--- start GIVEN MATERIAL ---

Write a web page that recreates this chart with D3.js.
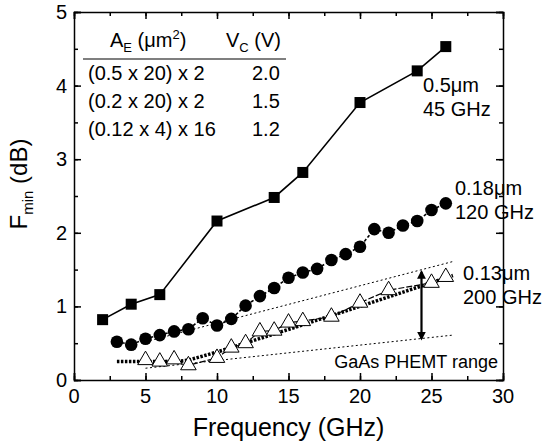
<!DOCTYPE html>
<html lang="en">
<head>
<meta charset="utf-8">
<title>Fmin vs frequency</title>
<script type="text/javascript" src="https://d3js.org/d3.v7.min.js"></script>
<style>
body { margin: 0; background: #fff; }
text { font-family: "Liberation Sans", Arial, sans-serif; fill: #000; }
.axis path, .axis line { stroke: #000; stroke-width: 1.5; fill: none; }
</style>
</head>
<body>
<div id="chart"></div>
<script type="text/javascript">

// 0.5um, 45 GHz (squares)
var sqFreq = [2, 4, 6, 10, 14, 16, 20, 24, 26];
var sqFmin = [0.82, 1.03, 1.16, 2.16, 2.48, 2.82, 3.77, 4.20, 4.53];

// 0.18um, 120 GHz (circles)
var ciFreq = [3, 4, 5, 6, 7, 8, 9, 10, 11, 12, 13, 14, 15, 16, 17, 18, 19, 20, 21, 22, 23, 24, 25, 26];
var ciFmin = [0.52, 0.48, 0.56, 0.61, 0.66, 0.69, 0.84, 0.74, 0.83, 1.01, 1.14, 1.25, 1.39, 1.46, 1.51, 1.63, 1.71, 1.81, 2.05, 2.00, 2.10, 2.16, 2.31, 2.40];

// 0.13um, 200 GHz (triangles)
var trFreq = [5, 6, 7, 8, 10, 11, 12, 13, 14, 15, 16, 18, 20, 22, 25, 26];
var trFmin = [0.27, 0.25, 0.28, 0.20, 0.30, 0.44, 0.50, 0.66, 0.67, 0.78, 0.80, 0.86, 1.05, 1.22, 1.32, 1.40];

// model curve for the 0.13um device (thick dotted)
var modelFreq = [3, 7, 8, 10, 14.4, 20, 26.5];
var modelFmin = [0.25, 0.25, 0.27, 0.38, 0.65, 1.00, 1.42];

// GaAs PHEMT range bounds
var rangeFreq = [5, 26.5];
var rangeUpper = [0.52, 1.61];
var rangeLower = [0.16, 0.61];
var arrowFreq = 24.3, arrowTop = 1.47, arrowBottom = 0.56;

var tableHeader = ["A", "E", " (\u03bcm", "2", ")"];
var tableRows = [["(0.5 x 20) x 2", "2.0"], ["(0.2 x 20) x 2", "1.5"], ["(0.12 x 4) x 16", "1.2"]];

var xTicks = [0, 5, 10, 15, 20, 25, 30];
var yTicks = [0, 1, 2, 3, 4, 5];

var margin = {top: 12, right: 45, bottom: 66, left: 74},
    width = 503 - 74,
    height = 380 - 12;

var svg = d3.select("#chart").append("svg")
    .attr("width", 548)
    .attr("height", 446);

var root = svg.append("g")
    .attr("transform", "translate(" + margin.left + "," + margin.top + ")");

var x = d3.scaleLinear().domain([0, 30]).range([0, width]);
var y = d3.scaleLinear().domain([0, 5]).range([height, 0]);

var minorX = d3.range(0, 30.01, 2.5);
var minorY = d3.range(0, 5.01, 0.5);

// ticks on all four sides, pointing inward
function tickAxis(axis, major, minor) {
    return function(g) {
        g.append("g").attr("class", "axis").call(axis.tickValues(minor).tickSize(-4).tickFormat(""))
            .select(".domain").remove();
        g.append("g").attr("class", "axis").call(axis.tickValues(major).tickSize(-7).tickFormat(""));
    };
}

root.append("g").attr("transform", "translate(0," + height + ")").call(tickAxis(d3.axisBottom(x), xTicks, minorX));
root.append("g").call(tickAxis(d3.axisTop(x), xTicks, minorX));
root.append("g").call(tickAxis(d3.axisLeft(y), yTicks, minorY));
root.append("g").attr("transform", "translate(" + width + ",0)").call(tickAxis(d3.axisRight(y), yTicks, minorY));

root.selectAll(".xlabel")
    .data(xTicks)
    .enter().append("text")
        .attr("class", "xlabel")
        .attr("x", function(d) { return x(d); })
        .attr("y", height + 23)
        .style("text-anchor", "middle")
        .style("font-size", "20px")
        .text(function(d) { return d; });

root.selectAll(".ylabel")
    .data(yTicks)
    .enter().append("text")
        .attr("class", "ylabel")
        .attr("x", -7)
        .attr("y", function(d) { return y(d) + 7; })
        .style("text-anchor", "end")
        .style("font-size", "20px")
        .text(function(d) { return d; });

root.append("text")
    .attr("x", width / 2)
    .attr("y", height + 56)
    .style("text-anchor", "middle")
    .style("font-size", "25px")
    .text("Frequency (GHz)");

var yTitle = root.append("text")
    .attr("transform", "translate(-47," + (height / 2 - 12) + ") rotate(-90)")
    .style("text-anchor", "middle")
    .style("font-size", "24px");
yTitle.append("tspan").text("F");
yTitle.append("tspan").attr("dy", 6).style("font-size", "15px").text("min");
yTitle.append("tspan").attr("dy", -6).text(" (dB)");

root.append("defs").append("clipPath").attr("id", "plotclip")
    .append("rect").attr("width", width).attr("height", height);

var line = d3.line()
    .x(function(d) { return x(d[0]); })
    .y(function(d) { return y(d[1]); });

function pairs(xs, ys) {
    return xs.map(function(v, i) { return [v, ys[i]]; });
}

var plot = root.append("g").attr("clip-path", "url(#plotclip)");

// range lines
plot.append("path")
    .datum(pairs(rangeFreq, rangeUpper))
    .attr("d", line)
    .attr("fill", "none").attr("stroke", "#000").attr("stroke-width", 1).attr("stroke-dasharray", "2,2.5");
plot.append("path")
    .datum(pairs(rangeFreq, rangeLower))
    .attr("d", line)
    .attr("fill", "none").attr("stroke", "#000").attr("stroke-width", 1).attr("stroke-dasharray", "2,2.5");

// model curve
plot.append("path")
    .datum(pairs(modelFreq, modelFmin))
    .attr("d", line)
    .attr("fill", "none").attr("stroke", "#000").attr("stroke-width", 3.5).attr("stroke-dasharray", "2.5,1.5");

// squares
plot.append("path")
    .datum(pairs(sqFreq, sqFmin))
    .attr("d", line)
    .attr("fill", "none").attr("stroke", "#000").attr("stroke-width", 1.6);
plot.selectAll(".sq")
    .data(pairs(sqFreq, sqFmin))
    .enter().append("rect")
        .attr("class", "sq")
        .attr("x", function(d) { return x(d[0]) - 5.5; })
        .attr("y", function(d) { return y(d[1]) - 5.5; })
        .attr("width", 11).attr("height", 11)
        .attr("fill", "#000");

// circles
plot.append("path")
    .datum(pairs(ciFreq, ciFmin))
    .attr("d", line)
    .attr("fill", "none").attr("stroke", "#000").attr("stroke-width", 1.6).attr("stroke-dasharray", "3,2");
plot.selectAll(".ci")
    .data(pairs(ciFreq, ciFmin))
    .enter().append("circle")
        .attr("class", "ci")
        .attr("cx", function(d) { return x(d[0]); })
        .attr("cy", function(d) { return y(d[1]); })
        .attr("r", 6.3)
        .attr("fill", "#000");

// triangles
plot.append("path")
    .datum(pairs(trFreq, trFmin))
    .attr("d", line)
    .attr("fill", "none").attr("stroke", "#000").attr("stroke-width", 1.2).attr("stroke-dasharray", "6,2");
var tri = d3.symbol().type(d3.symbolTriangle).size(105);
plot.selectAll(".tr")
    .data(pairs(trFreq, trFmin))
    .enter().append("path")
        .attr("class", "tr")
        .attr("transform", function(d) { return "translate(" + x(d[0]) + "," + y(d[1]) + ")"; })
        .attr("d", tri)
        .attr("fill", "#fff").attr("stroke", "#000").attr("stroke-width", 1);

// double-headed arrow
root.select("defs").append("marker")
    .attr("id", "head")
    .attr("viewBox", "0 0 10 10")
    .attr("refX", 8).attr("refY", 5)
    .attr("markerWidth", 4).attr("markerHeight", 4)
    .attr("orient", "auto-start-reverse")
    .append("path").attr("d", "M0,0 L10,5 L0,10 Z").attr("fill", "#000");
root.append("line")
    .attr("x1", x(arrowFreq)).attr("x2", x(arrowFreq))
    .attr("y1", y(arrowBottom)).attr("y2", y(arrowTop))
    .attr("stroke", "#000").attr("stroke-width", 2.2)
    .attr("marker-start", "url(#head)").attr("marker-end", "url(#head)");

// device labels
function label(px, py, lines) {
    var t = root.append("text").style("font-size", "20px");
    lines.forEach(function(s, i) {
        t.append("tspan").attr("x", px).attr("y", py + i * 24).text(s);
    });
}
label(349, 80, ["0.5\u03bcm", "45 GHz"]);
label(381, 183, ["0.18\u03bcm", "120 GHz"]);
label(389, 268, ["0.13\u03bcm", "200 GHz"]);

root.append("text")
    .attr("x", 424).attr("y", 356)
    .style("text-anchor", "end")
    .style("font-size", "18px")
    .text("GaAs PHEMT range");

// table
var table = root.append("g").attr("transform", "translate(14,35)");
var head = table.append("text").attr("x", 22).attr("y", 0).style("font-size", "20px");
head.append("tspan").text(tableHeader[0]);
head.append("tspan").attr("dy", 5).style("font-size", "13px").text(tableHeader[1]);
head.append("tspan").attr("dy", -5).text(tableHeader[2]);
head.append("tspan").attr("dy", -8).style("font-size", "13px").text(tableHeader[3]);
head.append("tspan").attr("dy", 8).text(tableHeader[4]);
var vc = table.append("text").attr("x", 138).attr("y", 0).style("font-size", "20px");
vc.append("tspan").text("V");
vc.append("tspan").attr("dy", 5).style("font-size", "13px").text("C");
vc.append("tspan").attr("dy", -5).text(" (V)");
table.append("line")
    .attr("x1", -5).attr("x2", 198)
    .attr("y1", 12).attr("y2", 12)
    .attr("stroke", "#000").attr("stroke-width", 1.2);
table.selectAll(".row")
    .data(tableRows)
    .enter().append("g")
        .attr("class", "row")
        .each(function(d, i) {
            var g = d3.select(this);
            g.append("text").attr("x", 0).attr("y", 33 + i * 28).style("font-size", "20px").text(d[0]);
            g.append("text").attr("x", 164).attr("y", 33 + i * 28).style("font-size", "20px").text(d[1]);
        });

</script>
</body>
</html>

--- end GIVEN MATERIAL ---

Every line from the start of the listing above through the line with "1.22, 1.32, 1.40];" should be repeated exactly; skip the pictures and add nothing else.

Write a web page that recreates this chart with D3.js.
<!DOCTYPE html>
<html lang="en">
<head>
<meta charset="utf-8">
<title>Fmin vs frequency</title>
<script type="text/javascript" src="https://d3js.org/d3.v7.min.js"></script>
<style>
body { margin: 0; background: #fff; }
text { font-family: "Liberation Sans", Arial, sans-serif; fill: #000; }
.axis path, .axis line { stroke: #000; stroke-width: 1.5; fill: none; }
</style>
</head>
<body>
<div id="chart"></div>
<script type="text/javascript">

// 0.5um, 45 GHz (squares)
var sqFreq = [2, 4, 6, 10, 14, 16, 20, 24, 26];
var sqFmin = [0.82, 1.03, 1.16, 2.16, 2.48, 2.82, 3.77, 4.20, 4.53];

// 0.18um, 120 GHz (circles)
var ciFreq = [3, 4, 5, 6, 7, 8, 9, 10, 11, 12, 13, 14, 15, 16, 17, 18, 19, 20, 21, 22, 23, 24, 25, 26];
var ciFmin = [0.52, 0.48, 0.56, 0.61, 0.66, 0.69, 0.84, 0.74, 0.83, 1.01, 1.14, 1.25, 1.39, 1.46, 1.51, 1.63, 1.71, 1.81, 2.05, 2.00, 2.10, 2.16, 2.31, 2.40];

// 0.13um, 200 GHz (triangles)
var trFreq = [5, 6, 7, 8, 10, 11, 12, 13, 14, 15, 16, 18, 20, 22, 25, 26];
var trFmin = [0.27, 0.25, 0.28, 0.20, 0.30, 0.44, 0.50, 0.66, 0.67, 0.78, 0.80, 0.86, 1.05, 1.22, 1.32, 1.40];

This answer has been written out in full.